## EXERCISE REQUIREMENTS
Write out only the span of lines that begins at the line with "Clone this chart in Altair." and ends at the line with "x_ticks = [0, 20, 40, 60, 80, 100]". Keep both end lines, word for word.

## AVAILABLE RECORDS
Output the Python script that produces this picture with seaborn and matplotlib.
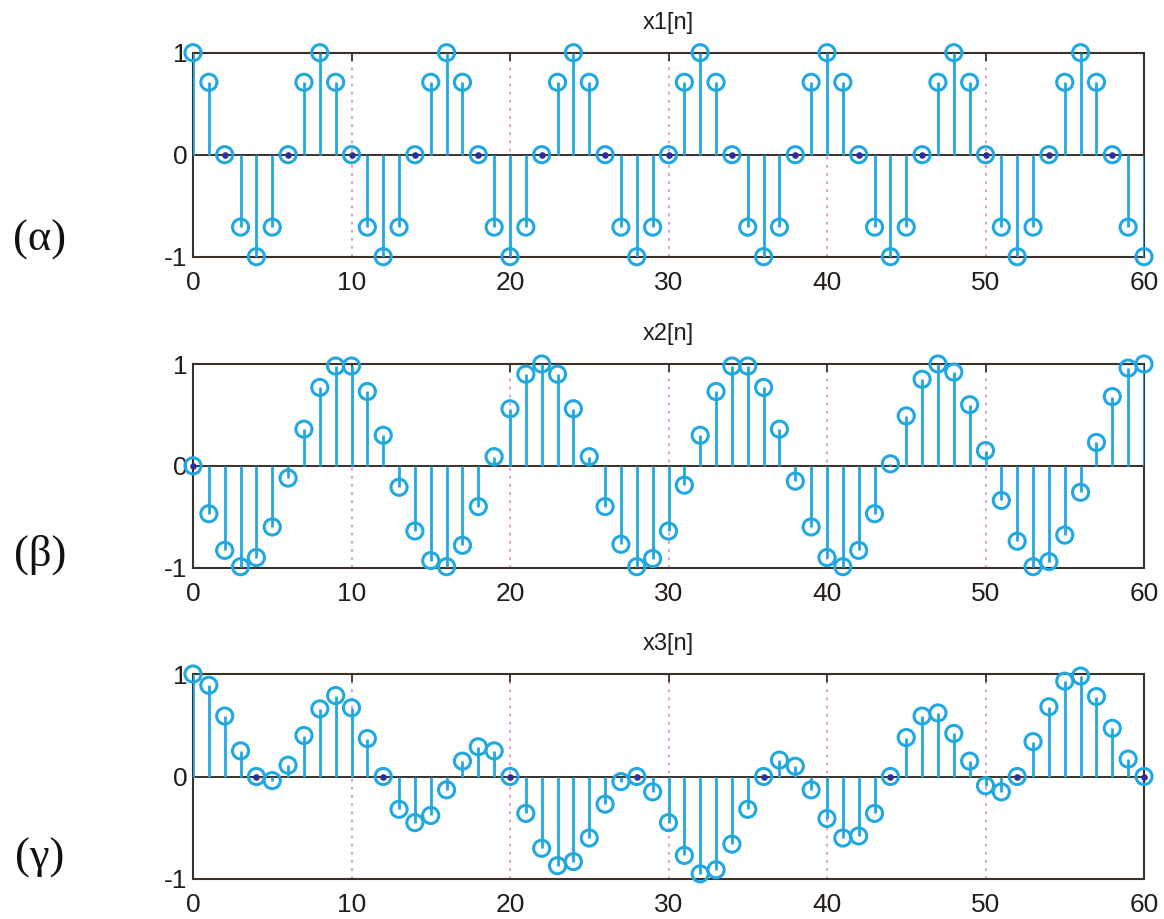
---
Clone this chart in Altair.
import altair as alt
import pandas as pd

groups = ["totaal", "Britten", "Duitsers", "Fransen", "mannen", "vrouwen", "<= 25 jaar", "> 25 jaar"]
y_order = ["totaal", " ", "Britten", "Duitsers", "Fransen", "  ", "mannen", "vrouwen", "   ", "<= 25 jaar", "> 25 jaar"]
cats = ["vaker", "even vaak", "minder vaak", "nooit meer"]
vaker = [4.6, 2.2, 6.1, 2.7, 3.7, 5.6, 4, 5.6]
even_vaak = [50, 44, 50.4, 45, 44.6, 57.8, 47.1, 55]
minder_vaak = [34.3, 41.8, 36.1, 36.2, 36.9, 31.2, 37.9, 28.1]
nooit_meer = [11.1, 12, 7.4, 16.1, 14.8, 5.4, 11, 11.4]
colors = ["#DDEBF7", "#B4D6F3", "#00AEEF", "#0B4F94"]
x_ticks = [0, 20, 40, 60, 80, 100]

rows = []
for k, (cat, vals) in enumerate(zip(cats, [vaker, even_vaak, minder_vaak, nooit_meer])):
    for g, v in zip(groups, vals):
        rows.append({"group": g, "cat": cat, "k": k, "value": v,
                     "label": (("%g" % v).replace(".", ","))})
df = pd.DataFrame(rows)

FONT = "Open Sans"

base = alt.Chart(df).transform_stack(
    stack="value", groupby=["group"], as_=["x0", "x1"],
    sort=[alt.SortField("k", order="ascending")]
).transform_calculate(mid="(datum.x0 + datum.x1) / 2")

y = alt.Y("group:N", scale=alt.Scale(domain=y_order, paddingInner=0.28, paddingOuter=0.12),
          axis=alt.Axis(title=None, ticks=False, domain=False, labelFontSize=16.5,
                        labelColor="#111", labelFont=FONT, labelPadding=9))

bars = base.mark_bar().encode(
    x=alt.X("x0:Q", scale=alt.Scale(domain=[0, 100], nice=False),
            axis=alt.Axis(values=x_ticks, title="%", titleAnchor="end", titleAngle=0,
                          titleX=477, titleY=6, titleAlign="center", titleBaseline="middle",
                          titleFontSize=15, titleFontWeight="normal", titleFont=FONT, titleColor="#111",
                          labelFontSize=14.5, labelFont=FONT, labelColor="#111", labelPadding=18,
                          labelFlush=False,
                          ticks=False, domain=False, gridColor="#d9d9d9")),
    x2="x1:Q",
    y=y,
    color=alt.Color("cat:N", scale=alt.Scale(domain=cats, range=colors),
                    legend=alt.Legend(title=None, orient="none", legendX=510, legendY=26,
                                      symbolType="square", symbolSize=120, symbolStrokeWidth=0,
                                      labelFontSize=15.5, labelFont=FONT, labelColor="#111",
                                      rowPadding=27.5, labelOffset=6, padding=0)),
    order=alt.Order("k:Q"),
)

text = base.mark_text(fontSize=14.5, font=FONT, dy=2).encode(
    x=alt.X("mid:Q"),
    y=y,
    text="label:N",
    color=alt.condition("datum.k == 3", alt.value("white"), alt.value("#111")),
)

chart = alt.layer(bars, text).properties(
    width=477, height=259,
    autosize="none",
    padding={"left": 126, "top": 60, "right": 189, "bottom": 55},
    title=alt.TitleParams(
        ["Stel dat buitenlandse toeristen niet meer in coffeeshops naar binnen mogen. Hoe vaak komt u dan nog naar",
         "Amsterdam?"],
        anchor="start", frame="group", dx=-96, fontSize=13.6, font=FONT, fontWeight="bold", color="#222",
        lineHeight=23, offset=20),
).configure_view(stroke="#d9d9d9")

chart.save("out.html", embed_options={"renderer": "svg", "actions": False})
---
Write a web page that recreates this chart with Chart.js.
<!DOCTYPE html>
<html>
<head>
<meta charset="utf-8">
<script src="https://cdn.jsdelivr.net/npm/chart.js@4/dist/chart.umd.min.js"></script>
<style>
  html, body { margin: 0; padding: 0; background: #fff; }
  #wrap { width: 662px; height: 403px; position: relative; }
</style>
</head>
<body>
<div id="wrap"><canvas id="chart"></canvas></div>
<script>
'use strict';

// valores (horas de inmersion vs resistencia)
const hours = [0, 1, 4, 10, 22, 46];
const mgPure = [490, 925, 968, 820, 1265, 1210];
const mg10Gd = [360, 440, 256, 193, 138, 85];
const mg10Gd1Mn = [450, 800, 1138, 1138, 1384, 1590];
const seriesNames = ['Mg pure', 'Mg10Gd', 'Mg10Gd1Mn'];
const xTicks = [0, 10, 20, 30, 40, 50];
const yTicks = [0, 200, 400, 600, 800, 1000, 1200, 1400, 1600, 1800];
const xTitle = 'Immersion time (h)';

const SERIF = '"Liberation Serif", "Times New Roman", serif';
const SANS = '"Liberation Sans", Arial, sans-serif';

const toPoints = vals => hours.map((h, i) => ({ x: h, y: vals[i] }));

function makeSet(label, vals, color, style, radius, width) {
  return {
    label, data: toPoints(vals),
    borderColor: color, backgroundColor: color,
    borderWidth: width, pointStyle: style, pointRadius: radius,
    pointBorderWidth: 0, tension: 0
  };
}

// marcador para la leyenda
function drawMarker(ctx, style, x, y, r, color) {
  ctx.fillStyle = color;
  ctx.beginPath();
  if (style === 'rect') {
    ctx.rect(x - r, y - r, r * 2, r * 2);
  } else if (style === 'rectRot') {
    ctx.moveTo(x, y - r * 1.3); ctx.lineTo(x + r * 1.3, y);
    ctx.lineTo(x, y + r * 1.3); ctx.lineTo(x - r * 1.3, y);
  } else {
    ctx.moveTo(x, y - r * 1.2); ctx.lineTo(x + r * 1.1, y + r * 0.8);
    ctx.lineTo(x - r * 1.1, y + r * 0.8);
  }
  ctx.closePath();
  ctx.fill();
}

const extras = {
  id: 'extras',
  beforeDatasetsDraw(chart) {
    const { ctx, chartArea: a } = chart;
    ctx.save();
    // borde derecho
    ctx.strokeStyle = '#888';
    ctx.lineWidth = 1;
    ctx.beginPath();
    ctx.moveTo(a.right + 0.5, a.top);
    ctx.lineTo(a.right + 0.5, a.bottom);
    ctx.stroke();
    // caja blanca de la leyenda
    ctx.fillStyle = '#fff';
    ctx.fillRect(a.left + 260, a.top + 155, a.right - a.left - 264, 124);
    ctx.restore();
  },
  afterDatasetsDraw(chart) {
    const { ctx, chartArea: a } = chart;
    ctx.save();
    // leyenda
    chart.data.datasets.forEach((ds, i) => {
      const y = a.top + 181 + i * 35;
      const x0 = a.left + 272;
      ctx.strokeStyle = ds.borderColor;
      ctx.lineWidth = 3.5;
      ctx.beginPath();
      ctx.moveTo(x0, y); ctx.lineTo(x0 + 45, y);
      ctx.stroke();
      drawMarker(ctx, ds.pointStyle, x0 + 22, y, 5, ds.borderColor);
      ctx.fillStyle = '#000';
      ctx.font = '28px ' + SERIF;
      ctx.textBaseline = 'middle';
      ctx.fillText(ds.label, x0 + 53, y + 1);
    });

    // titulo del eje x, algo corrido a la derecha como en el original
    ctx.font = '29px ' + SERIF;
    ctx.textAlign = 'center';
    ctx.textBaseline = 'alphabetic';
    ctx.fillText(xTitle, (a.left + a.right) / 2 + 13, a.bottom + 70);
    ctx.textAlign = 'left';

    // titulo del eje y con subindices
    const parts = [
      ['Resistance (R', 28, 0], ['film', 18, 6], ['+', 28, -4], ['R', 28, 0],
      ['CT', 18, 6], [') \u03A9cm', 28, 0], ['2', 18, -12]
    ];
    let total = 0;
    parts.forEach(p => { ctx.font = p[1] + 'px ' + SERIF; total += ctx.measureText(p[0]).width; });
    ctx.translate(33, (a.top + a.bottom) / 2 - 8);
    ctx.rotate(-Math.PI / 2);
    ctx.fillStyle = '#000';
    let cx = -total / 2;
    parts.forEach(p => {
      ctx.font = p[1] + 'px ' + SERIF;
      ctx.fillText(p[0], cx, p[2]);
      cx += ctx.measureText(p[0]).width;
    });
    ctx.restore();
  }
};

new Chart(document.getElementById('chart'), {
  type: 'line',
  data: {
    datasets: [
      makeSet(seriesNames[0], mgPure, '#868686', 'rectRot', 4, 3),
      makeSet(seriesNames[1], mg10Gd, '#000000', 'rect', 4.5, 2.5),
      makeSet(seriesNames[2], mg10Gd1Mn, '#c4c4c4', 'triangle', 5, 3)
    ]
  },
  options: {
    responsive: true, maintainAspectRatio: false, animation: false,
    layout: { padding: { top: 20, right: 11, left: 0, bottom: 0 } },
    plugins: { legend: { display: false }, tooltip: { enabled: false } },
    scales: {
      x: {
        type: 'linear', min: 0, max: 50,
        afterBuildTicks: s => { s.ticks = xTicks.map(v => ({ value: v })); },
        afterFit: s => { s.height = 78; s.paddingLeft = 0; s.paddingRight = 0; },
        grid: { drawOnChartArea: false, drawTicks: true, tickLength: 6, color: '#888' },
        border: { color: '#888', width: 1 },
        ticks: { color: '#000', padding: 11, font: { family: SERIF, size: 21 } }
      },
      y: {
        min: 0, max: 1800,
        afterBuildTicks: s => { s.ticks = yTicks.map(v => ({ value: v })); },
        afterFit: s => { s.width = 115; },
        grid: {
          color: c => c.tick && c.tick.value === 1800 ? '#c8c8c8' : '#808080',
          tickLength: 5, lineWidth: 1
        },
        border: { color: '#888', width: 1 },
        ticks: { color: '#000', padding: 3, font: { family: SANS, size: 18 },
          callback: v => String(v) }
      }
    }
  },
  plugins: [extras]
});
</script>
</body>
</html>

## REPLY TO THE TASK
Clone this chart in Altair.
import altair as alt
import pandas as pd

groups = ["totaal", "Britten", "Duitsers", "Fransen", "mannen", "vrouwen", "<= 25 jaar", "> 25 jaar"]
y_order = ["totaal", " ", "Britten", "Duitsers", "Fransen", "  ", "mannen", "vrouwen", "   ", "<= 25 jaar", "> 25 jaar"]
cats = ["vaker", "even vaak", "minder vaak", "nooit meer"]
vaker = [4.6, 2.2, 6.1, 2.7, 3.7, 5.6, 4, 5.6]
even_vaak = [50, 44, 50.4, 45, 44.6, 57.8, 47.1, 55]
minder_vaak = [34.3, 41.8, 36.1, 36.2, 36.9, 31.2, 37.9, 28.1]
nooit_meer = [11.1, 12, 7.4, 16.1, 14.8, 5.4, 11, 11.4]
colors = ["#DDEBF7", "#B4D6F3", "#00AEEF", "#0B4F94"]
x_ticks = [0, 20, 40, 60, 80, 100]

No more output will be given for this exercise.